AMARILLO, Texas (KFDA) - A doctor with Texas Tech University Health Sciences Center School of Medicine explained the way this two part vaccine works, is similar to learning new material.
You learn it the first time and sort of understand but, it takes some time to process. Then once you review the material, it makes much more sense.
It takes about two weeks after the first dose, before your immune system begins ramping up against the virus.
Even then, the first dose gives about a 50 percent immunity as compared to the 95 percent you get with both doses.
In Amarillo, 18 thousand individuals have received the first dose of the vaccine through the public health department clinic. That, is not counting everyone else who has received the vaccine elsewhere in town.
According to health officials, the vaccine distribution situation fluctuates depending on when the state receives a shipment, which means the window between getting the first and second dose varies on availability.
“We have not received the second doses yet at the Civic Center yet but, we are scheduled to receive those starting the week of the 25th.

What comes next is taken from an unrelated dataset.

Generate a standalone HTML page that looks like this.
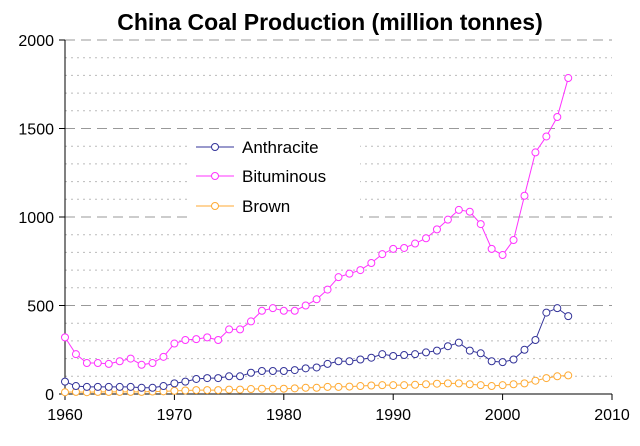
<!DOCTYPE html>
<html><head><meta charset="utf-8"><style>
body{margin:0;background:#fff;font-family:"Liberation Sans",Arial,sans-serif}
</style></head><body>
<svg id="chart" width="640" height="446" xmlns="http://www.w3.org/2000/svg" style="display:block">
<text x="330" y="30" text-anchor="middle" font-size="23" font-weight="bold" font-family="Liberation Sans, Arial, sans-serif">China Coal Production (million tonnes)</text>
<g id="grid"></g><g id="axes"></g><g id="series"></g>
<g>
<rect x="190" y="130" width="170" height="95" fill="#fff"/>
<g><line x1="196" y1="147" x2="234" y2="147" stroke="#333399"/><circle cx="215" cy="147" r="3.5" fill="#fff" stroke="#333399"/><text x="242" y="153" font-size="17">Anthracite</text></g>
<g><line x1="196" y1="176" x2="234" y2="176" stroke="#FF33FF"/><circle cx="215" cy="176" r="3.5" fill="#fff" stroke="#FF33FF"/><text x="242" y="182" font-size="17">Bituminous</text></g>
<g><line x1="196" y1="206" x2="234" y2="206" stroke="#FFAA33"/><circle cx="215" cy="206" r="3.5" fill="#fff" stroke="#FFAA33"/><text x="242" y="212" font-size="17">Brown</text></g>
</g>
</svg>
<script>
const startYear = 1960;
const anthracite = [70,45,40,40,40,40,40,35,35,45,60,70,85,90,90,100,100,120,130,130,130,135,145,150,170,185,185,195,205,225,215,220,225,235,245,270,290,245,230,185,180,195,250,305,460,485,440];
const bituminous = [320,225,175,175,170,185,200,165,175,210,285,305,310,320,305,365,365,410,470,485,470,470,500,535,590,660,680,700,740,790,820,825,850,880,930,985,1040,1030,960,820,785,870,1120,1365,1455,1565,1785];
const brown = [10,12,10,12,12,12,12,12,14,15,18,20,22,22,22,25,25,28,30,30,30,32,35,35,40,40,42,45,48,50,50,50,52,55,58,60,60,55,50,45,50,55,60,75,90,100,105];
const xTicks = [1960,1970,1980,1990,2000,2010];
const yTicks = [0,500,1000,1500,2000];
const NS="http://www.w3.org/2000/svg";
const X=v=>65+(v-1960)*(547/50), Y=v=>394-v*(354/2000);
function mk(t,a,p){const e=document.createElementNS(NS,t);for(const k in a)e.setAttribute(k,a[k]);p.appendChild(e);return e;}
const grid=document.getElementById('grid'),axes=document.getElementById('axes'),ser=document.getElementById('series');
for(let v=100;v<=2000;v+=100){
  const major=v%500===0;
  const l=mk('line',{x1:65,x2:612,y1:Y(v),y2:Y(v),stroke:major?'#999':'#bbb','stroke-dasharray':major?'10,6':'2,4','stroke-width':1},grid);
  
  
}
const ya=mk('line',{x1:65,x2:65,y1:40,y2:394,stroke:'#000'},axes);

const xa=mk('line',{x1:65,x2:612,y1:394,y2:394,stroke:'#000'},axes);

yTicks.forEach(v=>{
  mk('line',{x1:59,x2:65,y1:Y(v),y2:Y(v),stroke:'#000'},axes);
  const t=mk('text',{x:54,y:Y(v)+6,'text-anchor':'end','font-size':16},axes);t.textContent=v;
  
});
xTicks.forEach(v=>{
  mk('line',{x1:X(v),x2:X(v),y1:394,y2:400,stroke:'#000'},axes);
  const t=mk('text',{x:X(v),y:420,'text-anchor':'middle','font-size':16},axes);t.textContent=v;
  
});
function draw(data,color,name){
  const g=mk('g',{},ser);
  
  const pl=mk('polyline',{points:data.map((v,i)=>X(startYear+i)+','+Y(v)).join(' '),fill:'none',stroke:color,'stroke-width':1},g);
  
  data.forEach((v,i)=>{
    const c=mk('circle',{cx:X(startYear+i),cy:Y(v),r:3.5,fill:'#fff',stroke:color,'stroke-width':1},g);
    
    
  });
}
draw(brown,'#FFAA33','brown');
draw(anthracite,'#333399','anthracite');
draw(bituminous,'#FF33FF','bituminous');
</script>
</body></html>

So, everybody needs to look at their cards,” said Casie Stoughton, director of the Amarillo Public Health Department.
The amount of time you have to wait depends on the vaccine. For Pfizer you must wait 21 days and for Moderna you must wait 28 days before getting the second dose.
It is important to note you could get the second dose months after, as long as it is not before. However, it is recommended to get it as soon as it is available following the 21 or 28 days.
For those who may contract COVID-19 in between the first and second doses, you still have to isolate and follow CDC guidelines.
If you did contract the virus in between doses, but are due for the second one, it is beneficial to take into consideration your symptoms before deciding.
“If you had a major collection of symptoms from COVID, I think most people would say you probably ought to wait some to get the second dose,” said Dr. Young, regional chair and professor of family and community medicine at Texas Tech University Health Sciences Center School of Medicine “Don’t do it if you just barely got out of bed and you are just trying so hard to struggle in there, cause there is a chance it can provoke a significant response that your weaken body is not quite ready to deal with.”
He adds that, like with every vaccine, there is always a chance of still becoming infected. But, the key is to reach a point in immunity where it is not likely.
He recommends people continue wearing masks and follow CDC guidelines.